A failure to account properly can lead a business to fail. Our government’s failure to count properly is costing taxpayers billions. The federal budget is one area where our counting system has gotten way off track. There are simple policy solutions — such as replacing the dollar bill with the dollar coin — that could make government work better and more efficiently, but outdated one-size-fits-all rules are masking the true, long-term savings of the switch to the dollar coin.
Coins last far longer than paper bills, and are recyclable at the end of their lifetime, unlike bills that must be shredded and put in landfills. Low denomination coins are cheaper for businesses to process (think of the automated change machines at some restaurants). The non-partisan Government Accountability Office has studied the dollar note vs. dollar coin question nine times over the past 20 years and every time has concluded that switching to the dollar coin saves taxpayers billions. Every other major industrialized nation — Canada, England, the European Union, Japan, Switzerland and others — have made a similar switch. So why haven’t we? It is based in our lack of fiscal accountability.
First, Congress has been using a fixed time-window of 10 years to account for costs and benefits of all policies. While 10 years may make sense for some policies, a one-size-fits-all approach clearly skews data. When the GAO and others study the coin vs. the note, the analysis is based a 30-year time window as that better maps to the average life-span of a dollar coin (a note lasts anywhere from two years to five years, on average). Using only a 10 year time window will mislead you from potential savings.
Second, the Congressional Budget Office simply doesn’t count the profit of printing and minting currency, often called seigniorage. This is not the CBO’s fault. Rather, the Budget Act of 1974, which established the CBO, directly prohibited it from counting changes in seigniorage as affecting the budget. Of course savings from seigniorage directly affects the budget, as the more the government saves the less it has to borrow, despite the CBO’s blinders to that reality. The result of this quirk is that new ideas which save taxpayers real money are not counted as savings, and budgeting gimmicks that push outlays beyond the 10 year window are not counted as costs.
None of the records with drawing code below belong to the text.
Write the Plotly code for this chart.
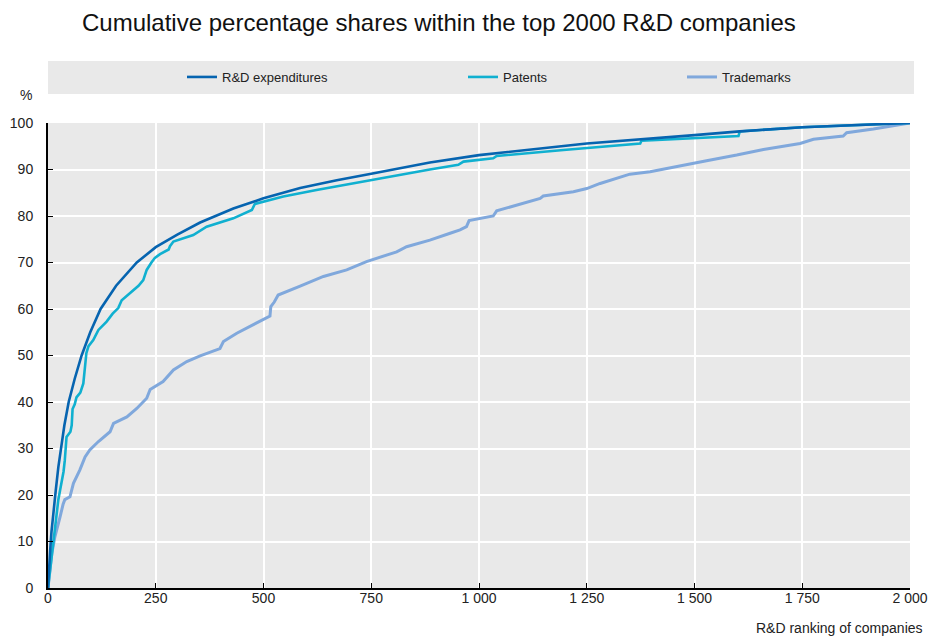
import plotly.graph_objects as go

# ---- data ----
rd_rank = [0, 2, 5, 8, 12, 18, 24, 30, 38, 48, 62, 78, 98, 122, 158, 206, 250, 300, 353, 430,
           500, 585, 670, 750, 886, 1000, 1250, 1500, 1605, 1750, 2000]
rd_share = [0, 4, 8, 12, 16, 21, 26, 30, 35, 40, 45, 50, 55, 60, 65, 70, 73.3, 76, 78.6, 81.6,
            83.8, 86, 87.7, 89.1, 91.5, 93.1, 95.6, 97.4, 98.2, 99.1, 100]

pat_rank = [0, 5, 9, 16, 20, 24, 28, 32, 36, 39, 41, 43, 52, 55, 57, 62, 66, 75, 82, 86, 89, 94,
            105, 117, 136, 150, 163, 171, 185, 198, 210, 221, 229, 240, 248, 260, 280, 283, 291,
            337, 368, 430, 473, 480, 546, 623, 747, 886, 952, 964, 1033, 1041, 1196, 1281, 1374,
            1377, 1602, 1605, 1750, 2000]
pat_share = [0, 4, 6.7, 11.8, 15, 19, 21, 23, 25, 27.5, 31, 32.5, 33.6, 35, 38.5, 39.5, 41, 42,
             44, 47, 50.5, 52, 53.3, 55.5, 57.3, 59, 60.2, 61.9, 63, 64.1, 65, 66.2, 68.4, 70, 71,
             71.8, 72.8, 73.5, 74.5, 75.9, 77.7, 79.5, 81.3, 82.6, 84.2, 85.6, 87.7, 90, 91, 91.7,
             92.4, 92.9, 94.2, 94.9, 95.6, 96.2, 97.2, 98.2, 99.1, 100]

tm_rank = [0, 5, 9, 16, 22, 28, 35, 39, 51, 55, 59, 74, 86, 97, 117, 144, 152, 183, 206, 229, 237,
           267, 291, 322, 353, 399, 407, 438, 476, 515, 517, 525, 534, 554, 585, 639, 693, 739,
           809, 832, 886, 933, 956, 971, 977, 1033, 1041, 1142, 1149, 1219, 1250, 1281, 1350,
           1397, 1474, 1528, 1598, 1660, 1745, 1776, 1845, 1853, 1915, 2000]
tm_share = [0, 4, 7.5, 11, 13, 15.3, 18, 19, 19.6, 21, 22.5, 25.4, 28.2, 29.7, 31.5, 33.6, 35.4,
            36.8, 38.6, 40.8, 42.7, 44.4, 46.9, 48.7, 49.9, 51.5, 53, 54.8, 56.6, 58.5, 60.5, 61.5,
            63, 63.7, 64.9, 67, 68.4, 70.2, 72.3, 73.4, 74.8, 76.3, 77, 77.7, 79, 80, 81.1, 83.8,
            84.3, 85.2, 85.9, 87, 89, 89.5, 91, 91.9, 93.1, 94.3, 95.6, 96.5, 97.2, 97.9, 98.7, 100]

series_names = ["R&D expenditures", "Patents", "Trademarks"]
series_colors = ["#0664b0", "#10b0d0", "#80a8dc"]

x_ticks = [0, 250, 500, 750, 1000, 1250, 1500, 1750, 2000]
x_ticklabels = ["0", "250", "500", "750", "1 000", "1 250", "1 500", "1 750", "2 000"]
y_ticks = [0, 10, 20, 30, 40, 50, 60, 70, 80, 90, 100]

title_text = "Cumulative percentage shares within the top 2000 R&D companies"
x_title = "R&D ranking of companies"
y_unit = "%"

FONT = "Liberation Sans, Arial, sans-serif"
BG = "#e9e9e9"
TXT = "#222222"

fig = go.Figure()
data = [(rd_rank, rd_share), (pat_rank, pat_share), (tm_rank, tm_share)]
legends = ["legend", "legend2", "legend3"]
widths = [2.6, 2.6, 3]
# draw trademarks first so darker lines on top
for i in [2, 1, 0]:
    xs, ys = data[i]
    fig.add_trace(go.Scatter(x=xs, y=ys, mode="lines", name=series_names[i],
                             line=dict(color=series_colors[i], width=widths[i]),
                             legend=legends[i], hoverinfo="skip"))

W, H = 936, 637
L, R, T, B = 48, 26, 123, 49
pw, ph = W - L - R, H - T - B

def px(xp):
    return (xp - L) / pw

def py(yp):
    return (H - B - yp) / ph

legend_font = dict(family=FONT, size=13, color=TXT)
leg_text_x = [222, 503, 722]
common = dict(orientation="h", xref="container", yref="container", xanchor="left",
              yanchor="middle", y=1 - 77 / H, bgcolor="rgba(0,0,0,0)", font=legend_font,
              borderwidth=0)

tick_font = dict(family=FONT, size=14, color=TXT)

fig.update_layout(
    width=W, height=H,
    margin=dict(l=L, r=R, t=T, b=B, autoexpand=False),
    paper_bgcolor="white", plot_bgcolor=BG,
    title=dict(text=title_text, xref="container", yref="container", x=82 / W, xanchor="left",
               y=1 - 23 / H, yanchor="middle",
               font=dict(family=FONT, size=24, color="#111111")),
    legend=dict(x=(leg_text_x[0] - 40) / W, **common),
    legend2=dict(x=(leg_text_x[1] - 40) / W, **common),
    legend3=dict(x=(leg_text_x[2] - 40) / W, **common),
    showlegend=True,
    xaxis=dict(range=[0, 2000], tickvals=x_ticks, ticktext=x_ticklabels, automargin=False,
               showgrid=True, gridcolor="white", gridwidth=1.6,
               showline=True, linecolor="black", linewidth=2,
               ticks="inside", ticklen=5, tickcolor="black", tickwidth=1.3,
               ticklabelstandoff=-4, tickfont=tick_font,
               zeroline=False, fixedrange=True),
    yaxis=dict(range=[0, 100], tickvals=y_ticks, automargin=False,
               showgrid=True, gridcolor="white", gridwidth=1.6,
               showline=True, linecolor="black", linewidth=2,
               ticks="inside", ticklen=5, tickcolor="black", tickwidth=1.3,
               ticklabelstandoff=10, tickfont=tick_font,
               zeroline=False, fixedrange=True),
    shapes=[dict(type="rect", xref="paper", yref="paper", x0=0, x1=px(914),
                 y0=py(94), y1=py(61), fillcolor=BG, line=dict(width=0), layer="below")],
    annotations=[
        dict(text=y_unit, xref="paper", yref="paper", x=px(26), y=py(95), xanchor="center",
             yanchor="middle", showarrow=False, font=tick_font),
        dict(text=x_title, xref="paper", yref="paper", x=px(925), y=py(628), xanchor="right",
             yanchor="middle", showarrow=False, font=tick_font),
    ],
)

fig.write_html("out.html", config={"displayModeBar": False},
               post_script="document.body.style.margin='0';document.body.style.overflow='hidden';")
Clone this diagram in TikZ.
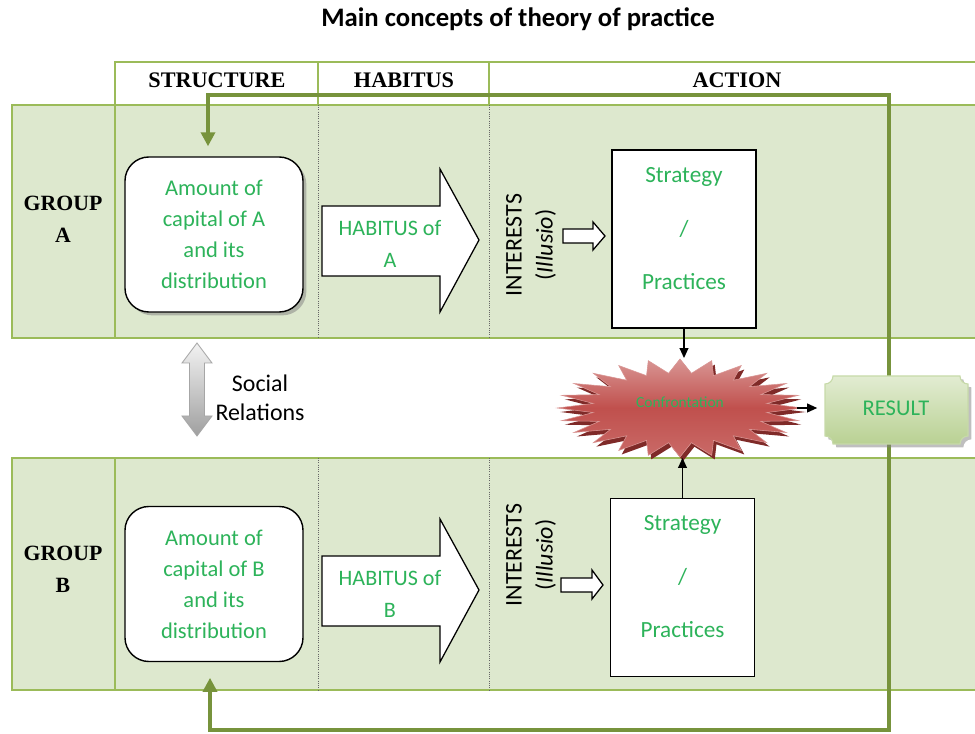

Finally, there are a host of other benefits that CBO doesn’t account for at all; 15.2 million tons of shredded dollar bills are put in a landfill each year, but that is not counted. The savings to businesses from more efficient operations, estimated at more than $100 million a year, are never acknowledged. Taken together, the real economy could see large effects from making this switch — more than $13 billion in savings to the government and billions more in savings to the private economy. But when it comes time for Congress to officially count these savings, they will likely come up with a number far, far lower, because the CBO is restricted from looking at the full budgetary impact of legislation based on anticipated legislation.
Failure to complete these minor actions lead to a potential for major consequences. The effect of failing to count and account properly is that good ideas, like switching to a dollar coin, just don’t happen. The real cost is that taxpayers end up with higher taxes, the federal deficits grows higher and worthwhile programs are cut to find countable savings.
There is opportunity for this cycle of inconsistency and irresponsible spending to be broken with the new Congress. There is opportunity for bipartisan initiatives to lead to savings in the new year. Congress will have in its power to change the rules of the road and better align budgetary scoring with reality. Common-sense savings are something that everyone can agree on.
Tim Penny is former Democratic Representative from Minnesota. He is honorary co-chairman of the Dollar Coin Alliance, and a member of the Board of Directors of the Concord Coalition and the Committee for a Responsible Federal Budget.